My current project that is first in line is to get my MS project finished! I introduced it briefly in the first post, but I am going to take this post to introduce a bit more information. My buddy at grad school (mark) set me up with two doctors in the UK and his adviser at the University of Minnesota, so I could have a nice project to graduate with. I am of course in the midst of pulling out all of my hair (from a sunburned scalp even!) trying to figure out the tiny details that always fall apart.
In any case, the paper looks at two kinds of hip replacement (full and half). I honestly don’t know a whole ton about the hip replacement side of things, so I would suggest http://en.wikipedia.org/wiki/Hip_replacement for more information on that. Suffice to say, they are different and we are wondering in what way they are different. The way we plan on figuring out their difference is based on the absurdly large and excellent data base that is maintained in the UK about all patients and surgeries that happen. Apparently in order to get paid as a doctor in the UK you have to submit a good chunk of information to the central agency that does the paying. If you were looking for a reliable way to get good information this is it, give me what I want and then I will pay you! So the British doctors have access to this wonderful resource.
The database has the type of surgery, age, sex, 30 day dislocation rate, 6 month dislocation rate, the 4 year dislocation rate, the 6 month revision rate, 4 year revision rate and the charlson score. The dislocation rate data is a binary variable that is a 1 if you have had a dislocation in a given period of time (this is a complication that is associated with hip replacements), the revision rate is whether or not they had to go back and do another surgery on your hip in a give period of time, and the charlson score is a measure of overall health (for instance, if you had 4 heart attacks, you would have a large charlson score and it would suggest that maybe your problems are a result of external forces and not just the hip replacement).
Naturally we needed to find a way to compare this data in a reasonable way. In a previous paper they had done some propensity score matching, so I looked into that and we decided that it was a reasonable approach. Propensity score matching is a way of matching based on different variables. Recall that our goal is the compare people that had half hip replacements with similar people that have had full hip replacements, so we need to find a way of reasonably matching them.

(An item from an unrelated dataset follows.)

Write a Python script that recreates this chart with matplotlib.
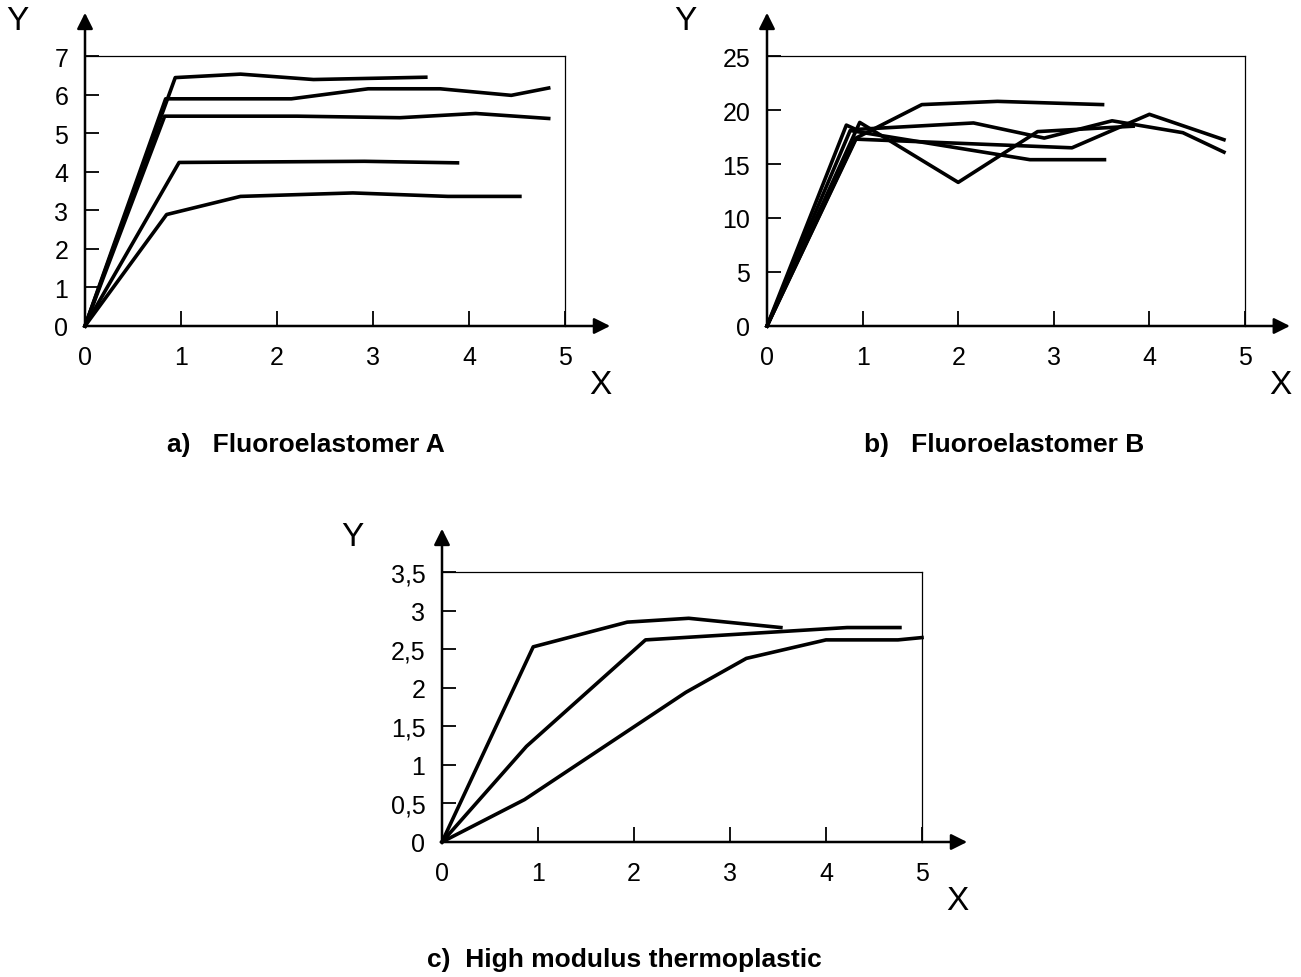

The propensity score matching approach starts with a propensity model, which in this case is a simple logistic regression. I found that a propensity score based on charlson age and sex seemed to have the best AIC value, though the differences between a few different models was minor, so it is reasonable to pick a different model, but in the end the results are the same as long as you include age and charlson. Next I used the package in R called Matching to take these propensity scores and then construct two data sets that are well matched.
The initial results from this suggested that half hip replacement have between a .5 and 1.5 % decrease in dislocations for all time periods. This is about where I am currently.
Next up I am trying to fill out some more detailed tables that subset the data and compare, say only the really sick people or only older people, but the Matching package is doing a damn fine job of hiding the method they use. I have tried a few things, such as a simple t-test and http://en.wikipedia.org/wiki/McNemar’s_test, but they all give incredibly significant p-values (roughly 0), where as the output from the Matching package gives p-values that are more around the .05ish range and they are not always significant.
I have 3 articles I am reading on the method they use, but given the relative difficulty I am having in getting it sorted out, I think I might just go with McNemar’s test, since a bio-statistician my adviser talked to suggested it.